Women of Google's 'Lady Day' a fun response to shareholder's sexist comment

Women of search giant add 'Lady' to their job titles referring to how an investor addressed CFO

The women of Google have come up with a clever, tongue-in-cheek way to raise awareness about gender equality after an investor made a sexist remark at the company's annual shareholders meeting last week.

When one investor wanted to ask chief financial officer Ruth Porat a question, he addressed it to "the lady CFO." He then directed his second question for Alphabet SVP of corporate development, David Drummond, to "Mr. Drummond."

Although Porat answered his question without acknowledging his casual sexism, frustration exploded both online and in the room, with another shareholder, Sonen Capital's Danielle Ginach, calling him out a few questions later:

"I am sorry to put another shareholder on the spot," she said. "But Ms. Porat is the CFO, not the lady CFO."

Other Googlers stood up in solidarity by designating this Thursday and today as "Lady Day."

The idea sprouted in an email group for alums of a Google leadership development program for women. One employee suggested that they should all change their titles to "Lady ___" in acknowledgment and light-hearted protest of the incident. As in, "Lady Systems Engineer," or "Lady People Analytics Manager."

As of now, more than 800 Googlers — women and men — have changed their job titles in the company-wide directory or in their email signatures.

Meg Mason, a "Lady Partner Operations Manager" for Shopping, says she sees Lady Day as a fun and "Googley" way to allow employees to "stand together and to show that someone's gender is entirely irrelevant to how they do their job."
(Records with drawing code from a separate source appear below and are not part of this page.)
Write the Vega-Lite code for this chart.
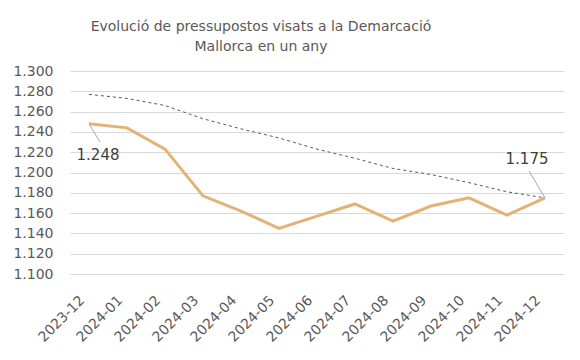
{
  "$schema": "https://vega.github.io/schema/vega-lite/v6.json",
  "width": 494,
  "height": 203,
  "autosize": {"type": "none"},
  "padding": {"left": 70, "top": 71, "right": 16, "bottom": 86},
  "background": "white",
  "config": {
    "locale": {"number": {"decimal": ",", "thousands": ".", "grouping": [3], "currency": ["", " €"]}},
    "view": {"stroke": null},
    "font": "DejaVu Sans",
    "axisY": {"labelOverlap": false}
  },
  "title": {
    "text": ["Evolució de pressupostos visats a la Demarcació", "Mallorca en un any"],
    "fontSize": 14,
    "fontWeight": "normal",
    "color": "#595959",
    "font": "DejaVu Sans",
    "lineHeight": 20,
    "anchor": "middle",
    "dx": -56,
    "offset": 10
  },
  "data": {
    "values": [
      {"mes": "2023-12", "valor": 1248, "tendencia": 1277},
      {"mes": "2024-01", "valor": 1244, "tendencia": 1273},
      {"mes": "2024-02", "valor": 1223, "tendencia": 1266},
      {"mes": "2024-03", "valor": 1177, "tendencia": 1253},
      {"mes": "2024-04", "valor": 1162, "tendencia": 1243},
      {"mes": "2024-05", "valor": 1145, "tendencia": 1234},
      {"mes": "2024-06", "valor": 1157, "tendencia": 1223},
      {"mes": "2024-07", "valor": 1169, "tendencia": 1214},
      {"mes": "2024-08", "valor": 1152, "tendencia": 1204},
      {"mes": "2024-09", "valor": 1167, "tendencia": 1198},
      {"mes": "2024-10", "valor": 1175, "tendencia": 1190},
      {"mes": "2024-11", "valor": 1158, "tendencia": 1181},
      {"mes": "2024-12", "valor": 1175, "tendencia": 1175}
    ]
  },
  "encoding": {
    "x": {
      "field": "mes",
      "type": "ordinal",
      "sort": null,
      "scale": {"type": "point", "padding": 0.5},
      "axis": {
        "title": null,
        "labelAngle": -45,
        "labelFontSize": 14,
        "labelColor": "#595959",
        "labelPadding": 19,
        "labelOffset": -12,
        "labelOverlap": false,
        "domain": false,
        "ticks": false,
        "grid": false
      }
    },
    "y": {
      "field": "valor",
      "type": "quantitative",
      "scale": {"domain": [1100, 1300], "nice": false, "zero": false},
      "axis": {
        "title": null,
        "values": [1100, 1120, 1140, 1160, 1180, 1200, 1220, 1240, 1260, 1280, 1300],
        "format": ",d",
        "labelFontSize": 14,
        "labelColor": "#595959",
        "labelPadding": 17,
        "labelOverlap": false,
        "domain": false,
        "ticks": false,
        "gridColor": "#d9d9d9",
        "gridWidth": 1
      }
    }
  },
  "layer": [
    {
      "mark": {"type": "line", "color": "#595959", "strokeWidth": 1, "strokeDash": [3, 3]},
      "encoding": {"y": {"field": "tendencia", "type": "quantitative"}}
    },
    {
      "mark": {"type": "line", "color": "#E3B275", "strokeWidth": 3, "strokeJoin": "miter"},
      "encoding": {}
    },
    {
      "transform": [{"filter": "datum.mes == '2023-12'"}],
      "mark": {"type": "rule", "color": "#a6a6a6", "strokeWidth": 1, "x2Offset": 11},
      "encoding": {
        "y2": {"datum": 1230},
        "x2": {"field": "mes"}
      }
    },
    {
      "transform": [{"filter": "datum.mes == '2024-12'"}],
      "mark": {"type": "rule", "color": "#a6a6a6", "strokeWidth": 1, "x2Offset": -16},
      "encoding": {
        "y2": {"datum": 1201.5},
        "x2": {"field": "mes"}
      }
    },
    {
      "transform": [{"filter": "datum.mes == '2023-12'"}],
      "mark": {"type": "text", "fontSize": 15, "color": "#404040", "dx": 9, "dy": 31, "align": "center", "baseline": "middle"},
      "encoding": {
        "text": {"field": "valor", "type": "quantitative", "format": ",d"}
      }
    },
    {
      "transform": [{"filter": "datum.mes == '2024-12'"}],
      "mark": {"type": "text", "fontSize": 15, "color": "#404040", "dx": -18, "dy": -39, "align": "center", "baseline": "middle"},
      "encoding": {
        "text": {"field": "valor", "type": "quantitative", "format": ",d"}
      }
    }
  ]
}
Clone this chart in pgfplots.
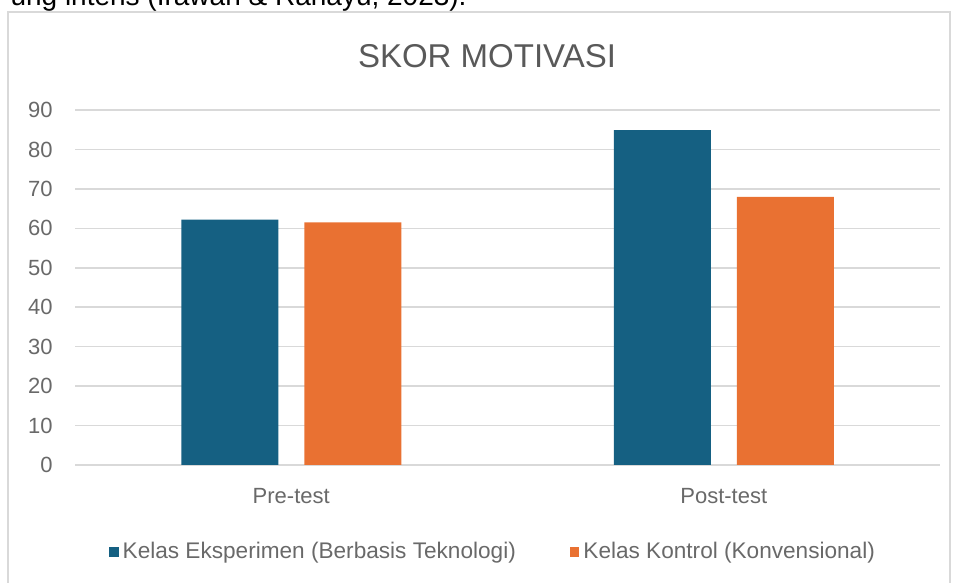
\documentclass[border=0pt]{standalone}
\usepackage{fontspec}
\setmainfont{Liberation Sans}
\usepackage{pgfplots}
\pgfplotsset{compat=1.18}
\definecolor{cblue}{RGB}{21,96,130}
\definecolor{corange}{RGB}{233,113,50}
\definecolor{tgray}{RGB}{89,89,89}
\definecolor{lgray}{RGB}{105,105,105}
\definecolor{ggray}{RGB}{217,217,217}
\begin{document}
\begin{tikzpicture}[x=0.5pt,y=0.5pt]
\useasboundingbox (0,0) rectangle (958,583);
\begin{scope}
\clip (0,0) rectangle (958,583);
\node[anchor=base east, inner sep=0pt, font=\fontsize{14pt}{16pt}\selectfont] at (467,577) {ung intens (Irawan \& Rahayu, 2023).};
\draw[ggray, line width=0.8pt] (8,-10) rectangle (950,571);
\end{scope}
\node[font=\fontsize{16.5pt}{19pt}\selectfont, text=tgray] at (487,527) {SKOR MOTIVASI};
\begin{axis}[
  at={(37.5pt,59pt)}, anchor=south west, scale only axis,
  width=432.5pt, height=177.5pt,
  ymin=0, ymax=90, ytick={0,10,...,90},
  xmin=-0.5, xmax=1.5, xtick={0,1}, xticklabels={Pre-test,Post-test},
  ybar=13pt, bar width=48.5pt,
  axis line style={draw=none},
  ymajorgrids, grid style={ggray, line width=0.8pt},
  major tick length=0pt,
  tick label style={font=\fontsize{11pt}{13pt}\selectfont, text=lgray},
  yticklabel style={anchor=east, inner sep=0pt, xshift=-11pt},
  xticklabel style={anchor=north, inner sep=0pt, yshift=-11.5pt},
  /pgf/number format/assume math mode=true,
  legend style={at={(0.4844,-0.245)}, anchor=center, draw=none, fill=none,
    legend columns=2, font=\fontsize{11.3pt}{13pt}\selectfont, text=lgray,
    /tikz/every even column/.append style={column sep=25pt},
    inner sep=0pt, outer sep=0pt},
  legend image code/.code={\draw[#1,draw=none] (0pt,-2.4pt) rectangle (4.8pt,2.4pt);},
  legend cell align=left,
]
\addplot[fill=cblue, draw=none] coordinates {(0,62.2) (1,84.9)};
\addplot[fill=corange, draw=none] coordinates {(0,61.5) (1,68.0)};
\legend{Kelas Eksperimen (Berbasis Teknologi), Kelas Kontrol (Konvensional)}
\end{axis}
\end{tikzpicture}
\end{document}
To help spread the idea, participants created a special logo and internal landing page:

The lack of diversity in the tech industry — across both gender and ethnicity — is a very real issue. At Google, 70 per cent of employees are men and 60 per cent are white, and many other major tech companies have similar stats or worse. Gender equality in the workplace is a country-wide problem too — in 2015, women made 79-cents for every dollar earned by men.

Googlers participating in Lady Day want it to be an opportunity to encourage critical thinking about equality in the workplace.

"It's really inspiring to have women leaders like Ruth to look up to," Anya Estrov, another Googler who changed her title, says. "I hope that by seeing this, women will continue to push themselves."

Besides Porat, Google has a handful of other women in its top executive positions — including seven of the 20 people in Google's inner leadership circle.